From my perspective -- and Adam Smith's, I daresay -- the wages and profits of finance belong in the same categories as the wages and profits of the Nonfinancial sector, for they are payments to labor and to capital...
Interest is not the same as wages. Nor is it the same as profit, as Smith points out. And it is not the same as rent as Smith used the term. So I am changing his definition, and counting "the interest of money" as a fourth original source of revenue.


The problem is not that bankers get paid. The problem is that too much income, interest income, accrues to the non-productive factor of production, which I call finance.

No doubt, the two are related, bankers' wages and cumulative interest cost.

My explanation is that it's because the bankers are rich already. They don't use their marginal dollar to buy goods and services, they hold the income for the status and safety they experience by being rich. The channel by which finance diminishes rather than merely redistributing demand is, I claim, inequality. Income to the already rich is a drag on demand.

I like that: "The channel by which finance diminishes rather than merely redistributing demand".

Irony within irony like Russian dolls. The accumulation and/or concentration of financial wealth creates economic problems. People who can afford it respond to the economic problems by saving more, which aggravates the economic problems, which increases the pressure to save. This cycle may have been largely contained within the 1%, which would support your view Steve, until the crisis of 2008.

Suppose instead of finance, a reinvigorated union movement were to effectively organize, or from an economist's perspective cartelize, labor, such that ordinary workers all received raises and labor's take was an extra 5% of GDP. Would that "cost" translate to a collapse of demand the way that finance's vig has? Obviously not, I say, but what say you?

Sounds like what happened in the 1960s and '70s. (Growth was very good then, except during bouts of inflation-fighting.) Or, sounds like what people think happened, who say the inflation was wage-push. It's a popular story. See the graph here to see why my story is different.

I say it is not so much the inequality that creates the problem, as it is the excessive saving (aka inadequate demand). Yes, inequality makes it easier to get excessive saving... this is the "channel" that you described.

But I can imagine a society of perfect equality in which people decide that the solution to every economic problem is to increase their saving. The result will be excessive finance regardless despite the perfect equality.

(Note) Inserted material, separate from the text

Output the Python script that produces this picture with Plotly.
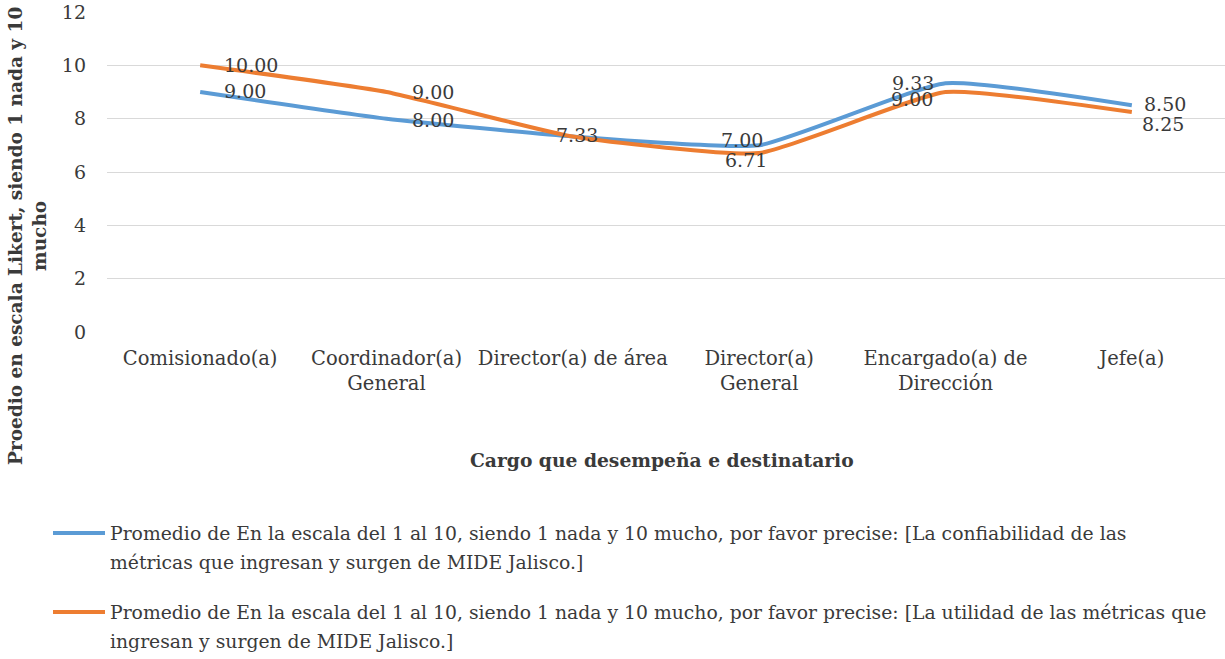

I know that's unrealistic. I agree it is much easier to create "excessive finance" if you have the channel of inequality.

It's late. I can't proofread any more. It turns to jibberish.

The Arthurian said...

Oh, and I should add that the income to finance tends to stay with finance. Interest tends to stay in savings. (I have no evidence of this other than the growth of savings, and what I would do as a saver, but this is nonetheless my view.)

Thus the behavior of finance differs from labor.

Greg said...

"Oh, and I should add that the income to finance tends to stay with finance. Interest tends to stay in savings. (I have no evidence of this other than the growth of savings, and what I would do as a saver, but this is nonetheless my view.)"

I agree very much with this.

One thing that occurs to me is that we have to be careful about looking at banking and finance and evaluating them like any other private company. SInce banks simply create money they dont really spend their income. Other companies are limited to spending what they collect in sales revenues, they must meet all their payment obligations out of sales revenues. Banks have no such limit because they simply create money for others to spend and take a piece of the action. They can always expand their balance sheet provided they have people seeking loans from them.
So what do I think this means? This means for banks, running a surplus so to speak, is a negative, just like a govt running a surplus is a negative. Banks dont save, people save. Banks pay out salaries to people who might save some of it but on a macro level I cant see how banks save. They might have equity level changes due to market price changes and they can have expanding or contracting balance sheets but they cant save, at least not in the sense that macroeconomists talk about saving....... as a way to conserve some future purchasing power by purchasing less today

So I dont think banks can save too much and cause a paradox of thrift but they can (and do) influence policy which makes govts save too much and support monetary policies like QE which are not stimulatory of the real economy and often worsen the inequality in incomes.


The Arthurian said...

"...they can (and do) influence policy..."

Between his election and inauguration, President Clinton held a big meeting with big business leaders to get their advice on improving the economy. Such behavior suggests that Clinton did not know what was wrong with the economy.

People sometimes speak of "leadership" as if there is no question of what needs to be done. I think it's the things that have been done that are the problem.

Things that have been done by Congress, tilting the playing field so money tends to roll to a particular corner. And then they expect the Federal Reserve to be able to compensate for everything they've done and still keep everything "good".